Démarrer par un pilote sur un ou quelques projets de conception peut permettre dans un premier temps d’en tirer les enseignements, bénéfices et difficultés rencontrées, propres à l’organisation, avant de déployer progressivement l’apprentissage avec l’intégration systématique de l’éco-conception et le développement de procédures.

La définition opérationnelle des critères d’éco-conception pour l’entreprise intégrera différentes dimensions stratégiques et réglementaires, en lien notamment avec les critères regardés pour l’éco-modulation, mais également la stratégie RSE de l’entreprise et les attentes des parties prenantes. Ces critères pourront concerner par exemple : la réduction voire la suppression des substances dangereuses ; la conception en vue d’augmenter la durabilité, la réparabilité, et la recyclabilité des produits ; l’intégration de matières alternatives, recyclées ou renouvelables. Ceci favorise les primes sur l’éco-contribution dans le cadre des filières REP.

Des critères d’impact environnemental peuvent également être pris en compte, comme les émissions de gaz à effet de serre, l’épuisement des ressources, la pollution de l’air ou de l’eau. Pour cela, la méthode d’analyse du cycle de vie («ACV») est la plus répandue. Elle suit une démarche normée par des standards ISO (2) visant à assurer une approche scientifique et transparente dans les données et hypothèses utilisées pour calculer les impacts environnementaux d’un produit sur tout son cycle de vie. L’exercice d’ACV repose sur plusieurs données de l’entreprise voire même de ses partenaires sur la chaîne de valeur (données de transport, de consommation de matières et d’énergie, d’utilisation des produits, etc.) et peut demander un certain effort au départ. Ces données sont croisées avec des bases de données d’ACV (impact des matières premières utilisées par exemple) grâce à un outil dédié, par exemple l’outil TEAMTM de PwC.

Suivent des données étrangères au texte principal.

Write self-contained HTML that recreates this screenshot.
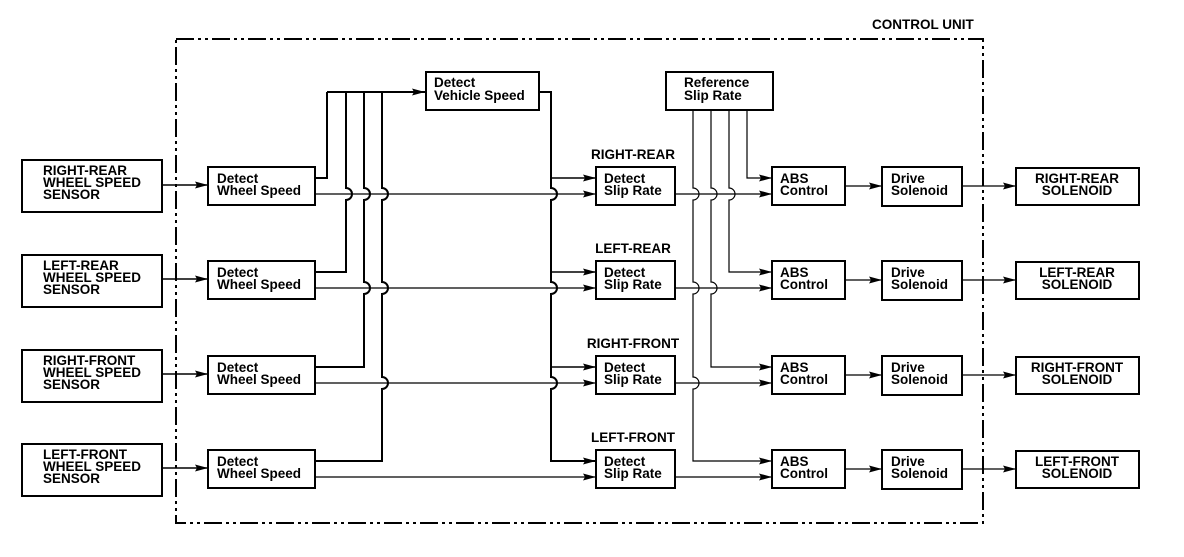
<!DOCTYPE html>
<html><head><meta charset="utf-8"><style>
html,body{margin:0;padding:0;background:#fff}
svg text{font-family:"Liberation Sans",sans-serif;font-weight:bold;font-size:13.5px;fill:#000}
</style></head><body>
<svg width="1184" height="552" viewBox="0 0 1184 552" xmlns="http://www.w3.org/2000/svg">
<defs><marker id="a" markerWidth="14" markerHeight="10" refX="13" refY="5" orient="auto" markerUnits="userSpaceOnUse"><path d="M0,1.5 L13,5 L0,8.5 L2,5 Z" fill="#000"/></marker></defs>
<rect x="176" y="39" width="807" height="484" fill="none" stroke="#000" stroke-width="2" stroke-dasharray="18 4 3 4 3 4"/>
<text x="872" y="29">CONTROL UNIT</text>
<g fill="none" stroke="#000" stroke-width="2">
<rect x="426" y="72" width="113" height="38"/>
<rect x="666" y="72" width="107" height="38"/>
<rect x="22" y="160" width="140" height="52"/>
<rect x="22" y="255" width="140" height="52"/>
<rect x="22" y="350" width="140" height="52"/>
<rect x="22" y="444" width="140" height="52"/>
<rect x="208" y="167" width="107" height="38"/>
<rect x="208" y="261" width="107" height="38"/>
<rect x="208" y="356" width="107" height="38"/>
<rect x="208" y="450" width="107" height="38"/>
<rect x="596" y="167" width="79" height="38"/>
<rect x="596" y="261" width="79" height="38"/>
<rect x="596" y="356" width="79" height="38"/>
<rect x="596" y="450" width="79" height="38"/>
<rect x="772" y="167" width="73" height="38"/>
<rect x="772" y="261" width="73" height="38"/>
<rect x="772" y="356" width="73" height="38"/>
<rect x="772" y="450" width="73" height="38"/>
<rect x="882" y="167" width="80" height="39"/>
<rect x="882" y="261" width="80" height="39"/>
<rect x="882" y="356" width="80" height="39"/>
<rect x="882" y="450" width="80" height="39"/>
<rect x="1016" y="168" width="123" height="37"/>
<rect x="1016" y="262" width="123" height="37"/>
<rect x="1016" y="357" width="123" height="37"/>
<rect x="1016" y="451" width="123" height="37"/>
<path d="M315,178 H327 V92"/>
<path d="M346,92 V188 A6,6 0 0 1 346,200 V272 H315"/>
<path d="M364,92 V188 A6,6 0 0 1 364,200 V282 A6,6 0 0 1 364,294 V367 H315"/>
<path d="M382,92 V188 A6,6 0 0 1 382,200 V282 A6,6 0 0 1 382,294 V377 A6,6 0 0 1 382,389 V461 H315"/>
<path d="M327,92 H425" marker-end="url(#a)"/>
<path d="M539,92 H551 V188 A6,6 0 0 1 551,200 V282 A6,6 0 0 1 551,294 V377 A6,6 0 0 1 551,389 V461 H596" marker-end="url(#a)"/>
</g>
<g fill="none" stroke="#000" stroke-width="1.5">
<path d="M551,178 H596" marker-end="url(#a)"/>
<path d="M551,272 H596" marker-end="url(#a)"/>
<path d="M551,367 H596" marker-end="url(#a)"/>
<path d="M162,185 H208" marker-end="url(#a)"/>
<path d="M162,279 H208" marker-end="url(#a)"/>
<path d="M162,374 H208" marker-end="url(#a)"/>
<path d="M162,468 H208" marker-end="url(#a)"/>
</g>
<g fill="none" stroke="#000" stroke-width="1.2">
<path d="M315,194 H596" marker-end="url(#a)"/>
<path d="M315,288 H596" marker-end="url(#a)"/>
<path d="M315,383 H596" marker-end="url(#a)"/>
<path d="M315,477 H596" marker-end="url(#a)"/>
<path d="M675,194 H772" marker-end="url(#a)"/>
<path d="M675,288 H772" marker-end="url(#a)"/>
<path d="M675,383 H772" marker-end="url(#a)"/>
<path d="M675,477 H772" marker-end="url(#a)"/>
<path d="M747,110 V178 H772" marker-end="url(#a)"/>
<path d="M729,110 V188 A6,6 0 0 1 729,200 V272 H772" marker-end="url(#a)"/>
<path d="M711,110 V188 A6,6 0 0 1 711,200 V282 A6,6 0 0 1 711,294 V367 H772" marker-end="url(#a)"/>
<path d="M693,110 V188 A6,6 0 0 1 693,200 V282 A6,6 0 0 1 693,294 V377 A6,6 0 0 1 693,389 V461 H772" marker-end="url(#a)"/>
<path d="M845,186 H882" marker-end="url(#a)"/>
<path d="M845,280 H882" marker-end="url(#a)"/>
<path d="M845,375 H882" marker-end="url(#a)"/>
<path d="M845,469 H882" marker-end="url(#a)"/>
<path d="M962,186 H1016" marker-end="url(#a)"/>
<path d="M962,280 H1016" marker-end="url(#a)"/>
<path d="M962,375 H1016" marker-end="url(#a)"/>
<path d="M962,469 H1016" marker-end="url(#a)"/>
</g>
<text x="434" y="87">Detect</text><text x="434" y="100">Vehicle Speed</text>
<text x="684" y="87">Reference</text><text x="684" y="100">Slip Rate</text>

<text x="43" y="175">RIGHT-REAR</text><text x="43" y="187">WHEEL SPEED</text><text x="43" y="199">SENSOR</text>
<text x="43" y="270">LEFT-REAR</text><text x="43" y="282">WHEEL SPEED</text><text x="43" y="294">SENSOR</text>
<text x="43" y="365">RIGHT-FRONT</text><text x="43" y="377">WHEEL SPEED</text><text x="43" y="389">SENSOR</text>
<text x="43" y="459">LEFT-FRONT</text><text x="43" y="471">WHEEL SPEED</text><text x="43" y="483">SENSOR</text>

<text x="217" y="183">Detect</text><text x="217" y="195">Wheel Speed</text>
<text x="217" y="277">Detect</text><text x="217" y="289">Wheel Speed</text>
<text x="217" y="372">Detect</text><text x="217" y="384">Wheel Speed</text>
<text x="217" y="466">Detect</text><text x="217" y="478">Wheel Speed</text>

<text x="633" y="159" text-anchor="middle">RIGHT-REAR</text>
<text x="633" y="253" text-anchor="middle">LEFT-REAR</text>
<text x="633" y="348" text-anchor="middle">RIGHT-FRONT</text>
<text x="633" y="442" text-anchor="middle">LEFT-FRONT</text>

<text x="604" y="183">Detect</text><text x="604" y="195">Slip Rate</text>
<text x="604" y="277">Detect</text><text x="604" y="289">Slip Rate</text>
<text x="604" y="372">Detect</text><text x="604" y="384">Slip Rate</text>
<text x="604" y="466">Detect</text><text x="604" y="478">Slip Rate</text>

<text x="780" y="183">ABS</text><text x="780" y="195">Control</text>
<text x="780" y="277">ABS</text><text x="780" y="289">Control</text>
<text x="780" y="372">ABS</text><text x="780" y="384">Control</text>
<text x="780" y="466">ABS</text><text x="780" y="478">Control</text>

<text x="891" y="183">Drive</text><text x="891" y="195">Solenoid</text>
<text x="891" y="277">Drive</text><text x="891" y="289">Solenoid</text>
<text x="891" y="372">Drive</text><text x="891" y="384">Solenoid</text>
<text x="891" y="466">Drive</text><text x="891" y="478">Solenoid</text>

<text x="1077" y="183" text-anchor="middle">RIGHT-REAR</text><text x="1077" y="195" text-anchor="middle">SOLENOID</text>
<text x="1077" y="277" text-anchor="middle">LEFT-REAR</text><text x="1077" y="289" text-anchor="middle">SOLENOID</text>
<text x="1077" y="372" text-anchor="middle">RIGHT-FRONT</text><text x="1077" y="384" text-anchor="middle">SOLENOID</text>
<text x="1077" y="466" text-anchor="middle">LEFT-FRONT</text><text x="1077" y="478" text-anchor="middle">SOLENOID</text>
</svg>
</body></html>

Quelques clés pour la réussite du projet

La réussite d’une démarche d’éco-conception dépend bien entendu de facteurs propres à chaque entreprise, mais certains facteurs clés peuvent être observés d’après notre expérience.

L’implication des bonnes ressources, à commencer par le soutien du top management, la sensibilisation d’équipes pluridisciplinaires aux enjeux de la démarche (par exemple : R&D, achats, marketing, etc.) et l’identification d’un ou de plusieurs référents éco-conception pilotant la démarche. La formation est clé pour garantir le bon niveau de connaissance du contexte réglementaire et normatif, des solutions techniques (par exemple : matériaux, procédés, etc.) et des potentiels nouveaux outils d’éco-conception (par exemple : logiciel, check-lists, guides, etc.).

La bonne structuration des projets implique de définir des objectifs clairs, concrets et réalistes alignés avec la stratégie, le choix d’outils pragmatiques adaptés et l’identification des bonnes bases de données. Enfin, une vision progressive et globale de la démarche, avec des relations plus étroites avec les partenaires de la chaîne de valeur (par exemple : fournisseurs, recycleurs, éco-organismes, etc.) est également clé.

Le contexte réglementaire et sociétal pousse les filières REP et les entreprises à intégrer et piloter de plus en plus systématiquement l’éco-conception des produits pour être en mesure de fournir de l’information aux parties prenantes et limiter les risques associés, ou tirer profit des opportunités, comme par exemple dans le cas de l’écomodulation. 

1. December 2021, Global Consumer Insights Pulse Survey.

2. ISO 14040, Management environnemental, Analyse du cycle de vie, Principes et cadre et ISO 14044, Management environnemental, Analyse du cycle de vie, Exigences et lignes directrices.